What will I be wearing on my next flight? Check out these babies from Beautiful Feel, which I purchased from The Walking Store earlier this week. No, they weren’t cheap, but if they can make my feet feel beautiful while I’m picking up trash at 35,000 feet, feeling oh so not beautiful, I’ll pay whatever it takes. And more.

Galley Gossip: The problem with “soaring” ticket prices

Remember what airline tickets used to cost? Oh no, I’m not talking about last year, go back a little bit further, okay a lot further, like 1950 further…remember those prices? I didn’t think so.

A couple years ago I went just a wee bit crazy, spending too much time (and money) on eBay bidding on airline ads from the 1960’s and 1970’s. They were big and bright and colorful and they said things like: “fly me,” “just a working girl working,” “think of her as your mother.” They were sexy and sexist, totally wrong, and yet so right — at the time. I loved them. Still do. Had them framed. Hung them on the wall. And then, last year, tucked them away in a drawer for safe keeping (and a clutter free office). I think of one of those ads often whenever I hear people complaining about the price of airline tickets, or whenever I read articles like the one by Dan Reed in USA TODAY entitled “Airline Tickets Soar This Summer” that was featured on AOL with the caption, “Passengers Can’t Bear to Look.”

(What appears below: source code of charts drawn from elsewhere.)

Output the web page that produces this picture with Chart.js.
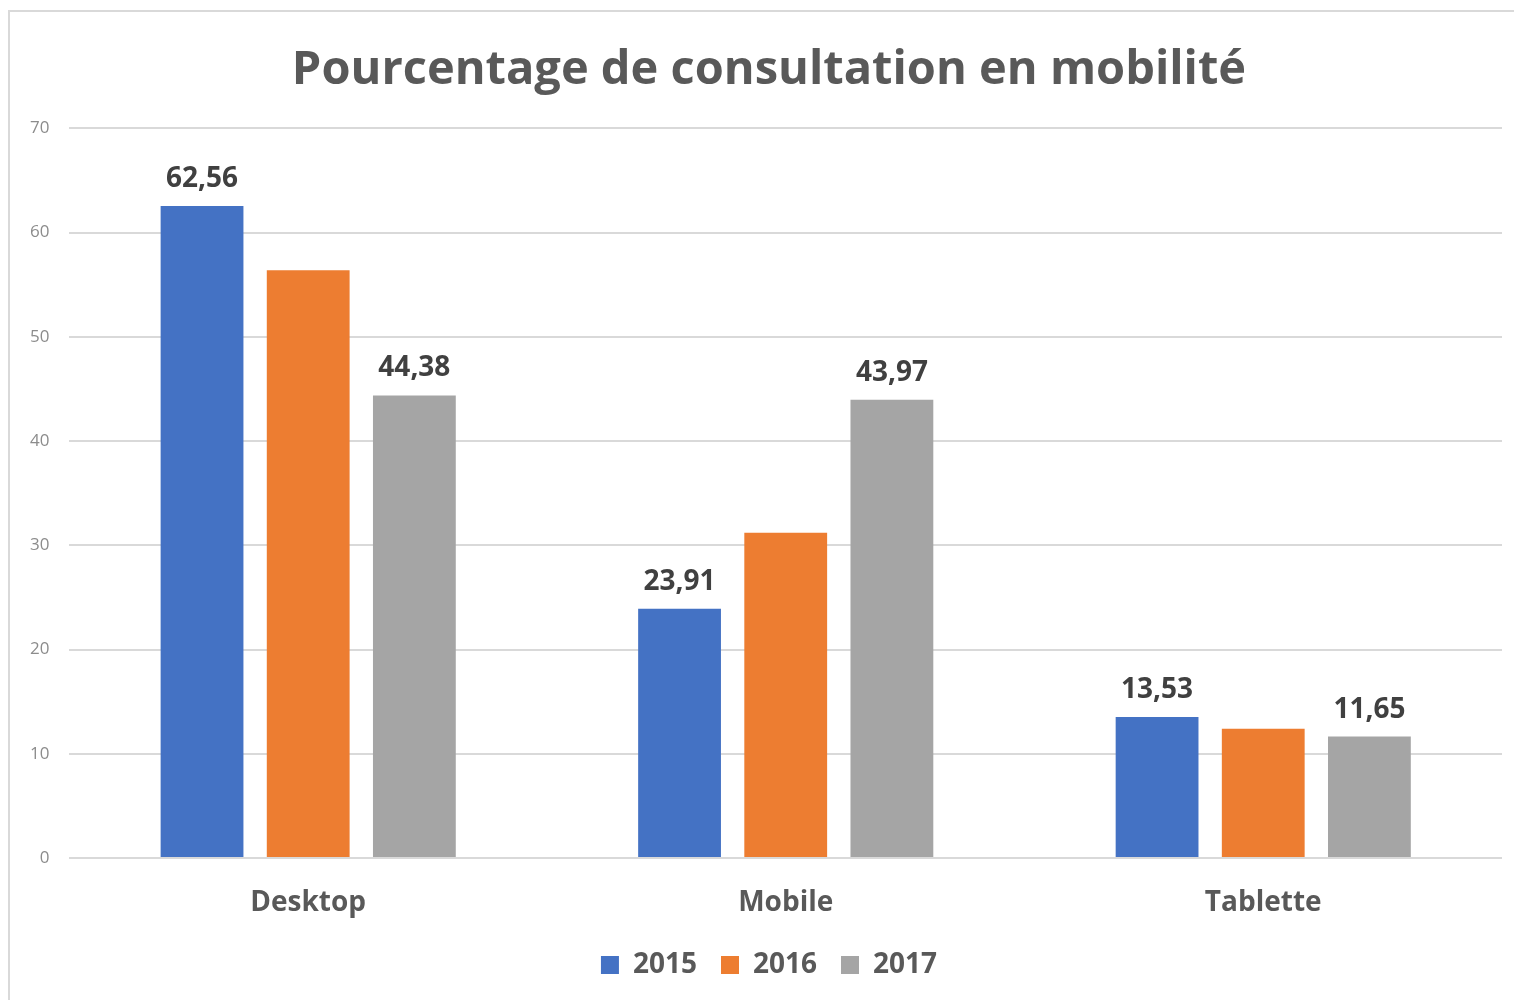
<!DOCTYPE html>
<html>
<head>
<meta charset="utf-8">
<script src="https://cdn.jsdelivr.net/npm/chart.js@4"></script>
<style>
  html, body { margin: 0; background: #fff; overflow: hidden; }
  #frame {
    position: absolute; left: 8px; top: 10px; width: 1506px; height: 990px;
    border-left: 2px solid #d9d9d9; border-top: 2px solid #d9d9d9;
  }
  #wrap { position: absolute; left: 0; top: 0; width: 1540px; height: 1000px; }
</style>
</head>
<body>
<div id="frame"></div>
<div id="wrap"><canvas id="chart"></canvas></div>
<script>
const categories = ['Desktop', 'Mobile', 'Tablette'];
const years = ['2015', '2016', '2017'];
const values2015 = [62.56, 23.91, 13.53];
const values2016 = [56.4, 31.2, 12.4];
const values2017 = [44.38, 43.97, 11.65];
const colors = ['#4472c4', '#ed7d31', '#a5a5a5'];
const showLabels = [true, false, true];
const yTicks = [0, 10, 20, 30, 40, 50, 60, 70];

const font = "'Open Sans', 'Noto Sans', sans-serif";

// draws value labels above the bars of the labelled series
const valueLabels = {
  id: 'valueLabels',
  afterDatasetsDraw(chart) {
    const ctx = chart.ctx;
    ctx.save();
    ctx.font = 'bold 28px ' + font;
    ctx.fillStyle = '#404040';
    ctx.textAlign = 'center';
    ctx.textBaseline = 'bottom';
    chart.data.datasets.forEach(function(ds, i) {
      if (!showLabels[i]) return;
      chart.getDatasetMeta(i).data.forEach(function(bar, j) {
        const txt = ds.data[j].toFixed(2).replace('.', ',');
        ctx.fillText(txt, bar.x, bar.y - 13);
      });
    });
    ctx.restore();
  }
};

new Chart(document.getElementById('chart'), {
  type: 'bar',
  data: {
    labels: categories,
    datasets: [values2015, values2016, values2017].map(function(vals, i) {
      return {
        label: years[i],
        data: vals,
        backgroundColor: colors[i],
        barPercentage: 0.78,
        categoryPercentage: 0.667
      };
    })
  },
  options: {
    responsive: true,
    maintainAspectRatio: false,
    animation: false,
    layout: { padding: { left: 10, right: 12, top: 42, bottom: 11 } },
    plugins: {
      title: {
        display: true,
        text: 'Pourcentage de consultation en mobilité',
        color: '#595959',
        font: { family: font, size: 47, weight: 'bold' },
        padding: { top: 0, bottom: 30 }
      },
      legend: {
        position: 'bottom',
        labels: {
          color: '#595959',
          font: { family: font, size: 28, weight: 'bold' },
          boxWidth: 18, boxHeight: 18, padding: 24
        }
      },
      tooltip: { enabled: false }
    },
    scales: {
      x: {
        grid: { display: false },
        border: { display: false },
        ticks: { color: '#595959', font: { family: font, size: 28, weight: 'bold' }, padding: 20 },
        afterFit(axis) { axis.height = 69; }
      },
      y: {
        min: 0, max: 70,
        afterBuildTicks(axis) { axis.ticks = yTicks.map(v => ({ value: v })); },
        grid: { color: '#d9d9d9', lineWidth: 2, drawTicks: false },
        border: { display: false },
        ticks: { color: '#8c8c8c', font: { family: font, size: 17 }, padding: 20 }
      },
      // empty right margin so the title and legend sit right of centre
      yRight: {
        position: 'right',
        min: 0, max: 70,
        grid: { display: false },
        border: { display: false },
        ticks: { display: false },
        afterFit(axis) { axis.width = 26; }
      }
    }
  },
  plugins: [valueLabels]
});
</script>
</body>
</html>
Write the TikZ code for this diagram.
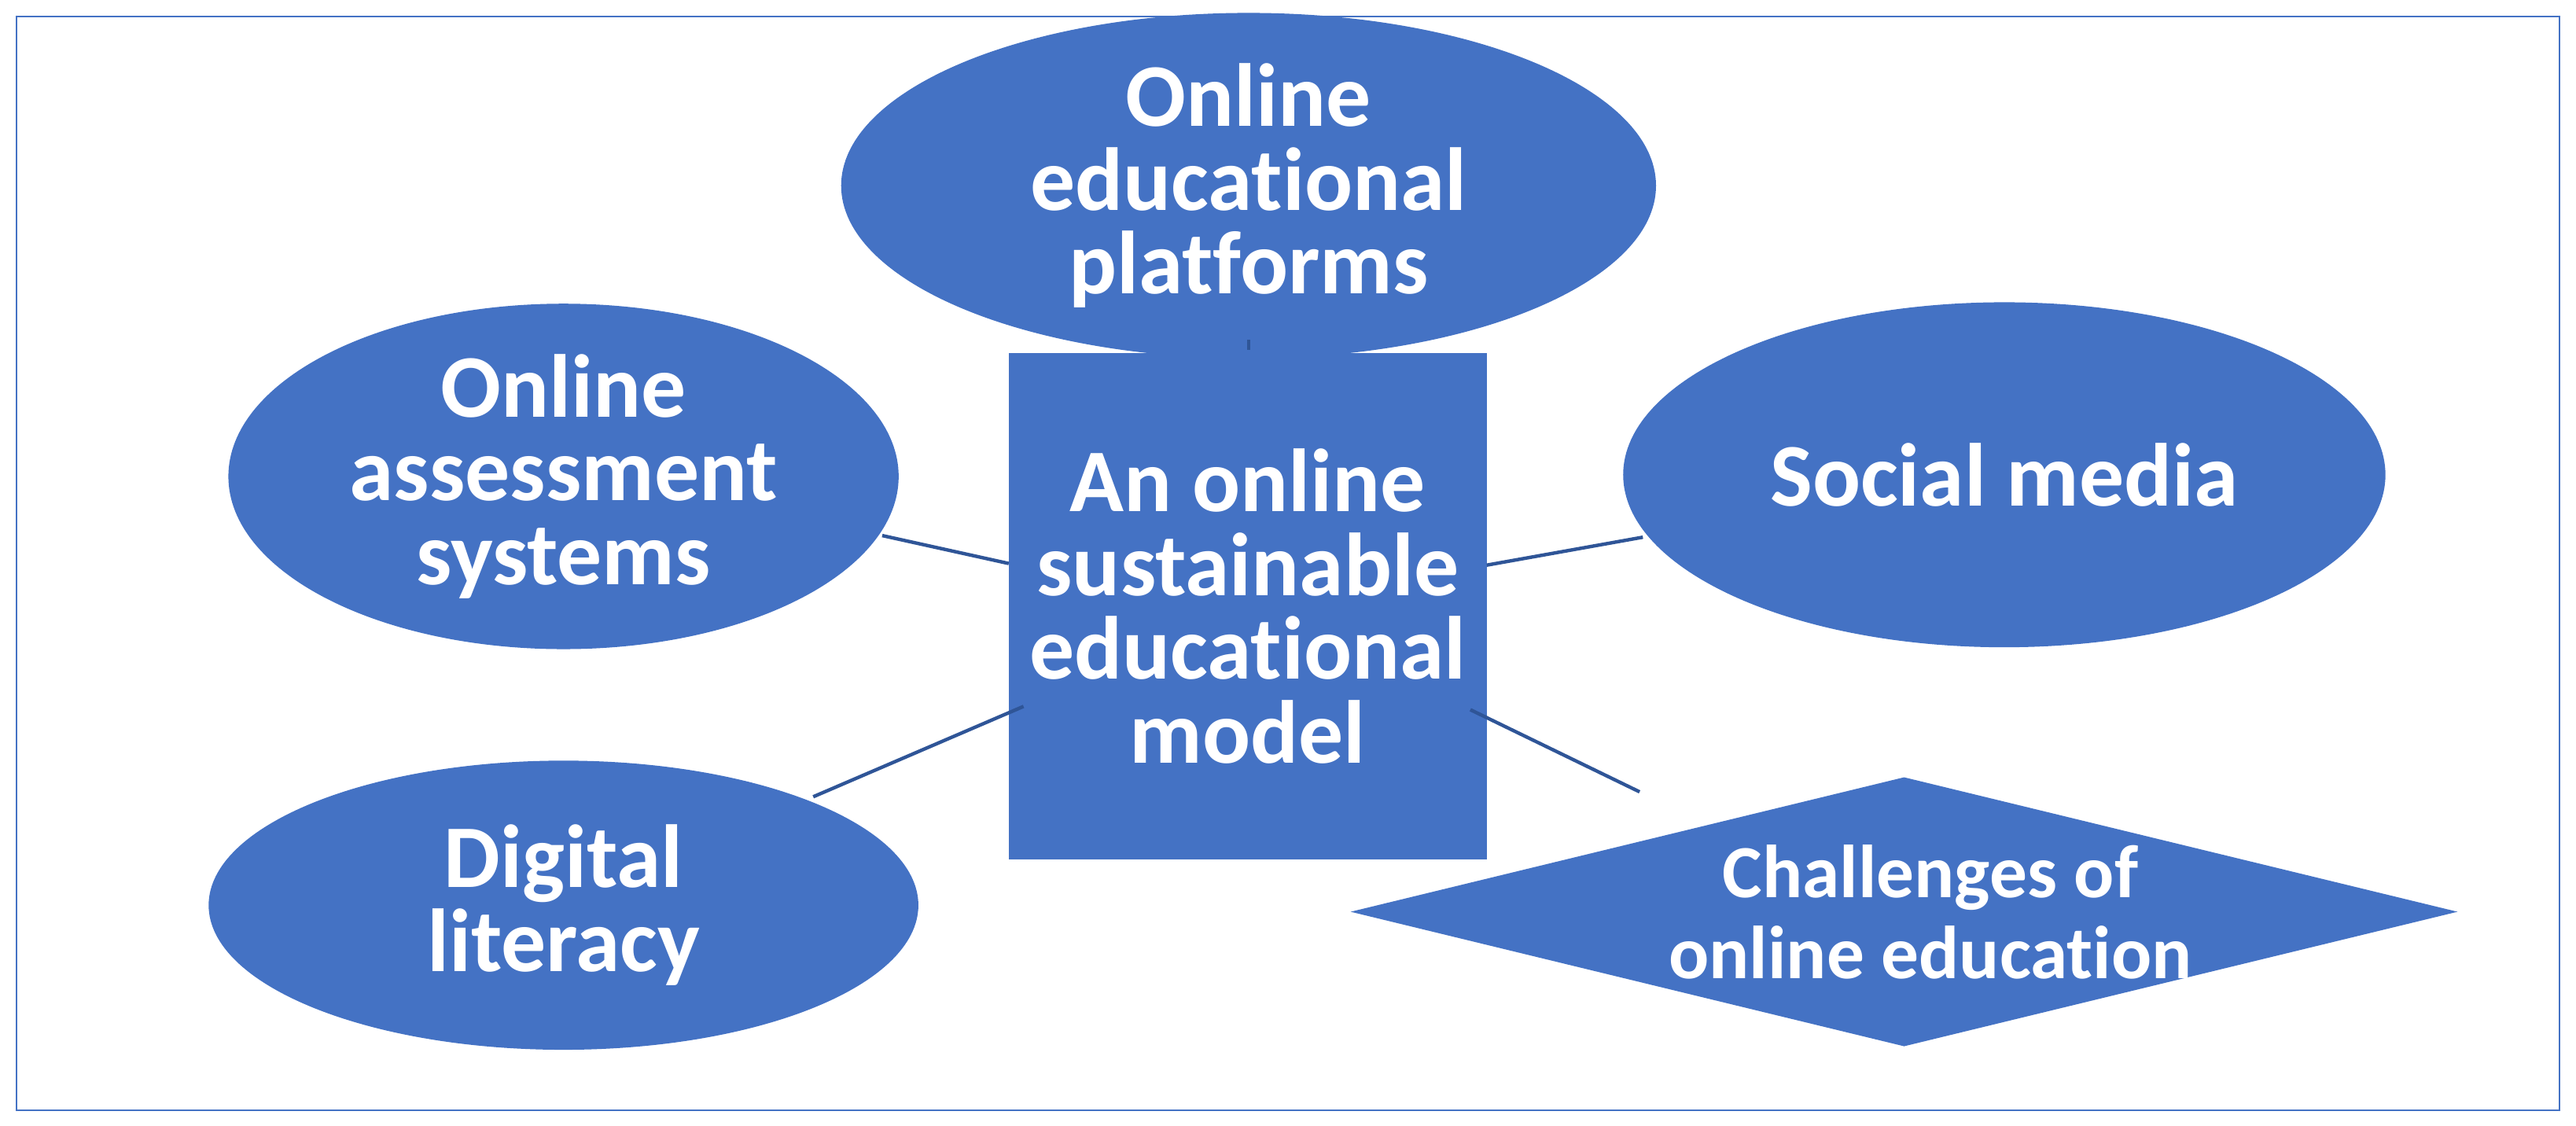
\documentclass[tikz,border=0pt]{standalone}
\usepackage{fontspec}
\setmainfont{Carlito}[Ligatures={NoCommon}]
\usetikzlibrary{shapes.geometric}
\definecolor{fillb}{HTML}{4472C4}
\definecolor{lineb}{HTML}{2F5597}
\begin{document}
\begin{tikzpicture}[x=0.02cm,y=-0.02cm,
  shp/.style={fill=fillb,draw=none,inner sep=0pt,text=white,font=\bfseries\fontsize{31}{31}\selectfont,align=center},
  ell/.style={shp,ellipse},
  conn/.style={draw=lineb,line width=1.2pt}]
\path[use as bounding box] (0,0) rectangle (1568,685);
\draw[fillb,line width=0.6pt] (10,10) rectangle (1558,676);
\node[ell,minimum width={496*0.02cm},minimum height={180*0.02cm}] (top) at (760,113) {Online\\[-2pt]educational\\[-2pt]platforms};
\node[ell,minimum width={408*0.02cm},minimum height={186*0.02cm}] (oas) at (343,290) {Online\\[-2pt]assessment\\[-2pt]systems};
\node[ell,minimum width={464*0.02cm},minimum height={210*0.02cm}] (sm) at (1220,289) {Social media};
\node[ell,minimum width={432*0.02cm},minimum height={176*0.02cm}] (dl) at (343,551) {Digital\\[-2pt]literacy};
\node[shp,diamond,aspect=4.1,minimum width={674*0.02cm},minimum height={164*0.02cm}] (ch) at (1159,555) {};
\node[shp,fill=none,font=\bfseries\fontsize{26}{28}\selectfont] (cht) at (1175,555) {Challenges of\\online education};
\node[shp,minimum width={291*0.02cm},minimum height={308*0.02cm}] (c) at (759.5,369) {An online\\[-2pt]sustainable\\[-2pt]educational\\[-2pt]model};
\coordinate (a1) at (760,207); \coordinate (a2) at (760,213);
\coordinate (b1) at (537,326); \coordinate (b2) at (614,343);
\coordinate (c1) at (905,344); \coordinate (c2) at (1000,327);
\coordinate (d1) at (495,485); \coordinate (d2) at (623,430);
\coordinate (e1) at (895,432); \coordinate (e2) at (998,482);
\draw[conn] (a1) -- (a2);
\draw[conn] (b1) -- (b2);
\draw[conn] (c1) -- (c2);
\draw[conn] (d1) -- (d2);
\draw[conn] (e1) -- (e2);
\end{tikzpicture}
\end{document}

Well I’ve got something for those passengers to look at, something that may force them to rethink the definition of soaring ticket prices. I mean, soaring? Don’t you think we’re being a bit dramatic here? Especially when people are willing to spend hundreds of dollars on fast food, botox, designer clothes, and even video games for the kids. Give me a break. Because the ad, the one I mentioned above from 1950, lists the price of a ticket from New York to Paris for $326. Please, can anyone tell me, what else out there costs the exact same price as it did over fifty years ago?

Precisely.

Yeah, I know, service in the air has gone down hill big time. You don’t have to tell me. I live it every time I put on my uniform. In fact, I spend most of my time at work apologizing because we don’t have this and we don’t have that to a flight full of miserably cramped passengers. I feel for those passengers. I really do. It’s gotten bad out there. Worse than bad. Flying, today, is just not what it used to be, for everyone involved – passengers and crew alike.

But what gets me is that thirteen years ago I worked at a no frills airline called Sunjet International Airlines. The ticket price back then was $99 to fly one way from Dallas to Fort Lauderdale, Newark, or Long Beach. That was thirteen years ago. Fuel prices were 1/3 of what they are today. Keep in mind that price was on an airline that offered pretty much nothing but a seat (a broken seat covered in duct tape), a lot of delays (I’m not talking a few hours delayed, I’m talking two-day delays), lost luggage (or no luggage at all. What do you mean you checked bags?), and a burnt chocolate chip cookie, depending on who happened to be in the galley that day. Then, in 1995, I found myself working for a major US carrier, on probation for six months without flight privileges, in the month of December. The price of a ticket from New York to Dallas was oh just $800. In Coach. Needless to say, I didn’t get make it home for Christmas that year.

Now flash forward thirteen years and you can fly nonstop on a major carrier from New York to Los Angeles for as little as $235 round trip. I’m sorry, but that’s not bad. In fact, it’s so not bad that I just bought myself a seat on that same flight (even though I’m able to fly standby for free) I challenge anyone to drive that same distance for less money. Yes, airline ticket prices are up 200% from last year, but when you realize they were down 700%, that’s still a good ticket price! So when someone writes a piece about the “soaring” ticket prices of today, I have to shake my head and think, how soon we all forget.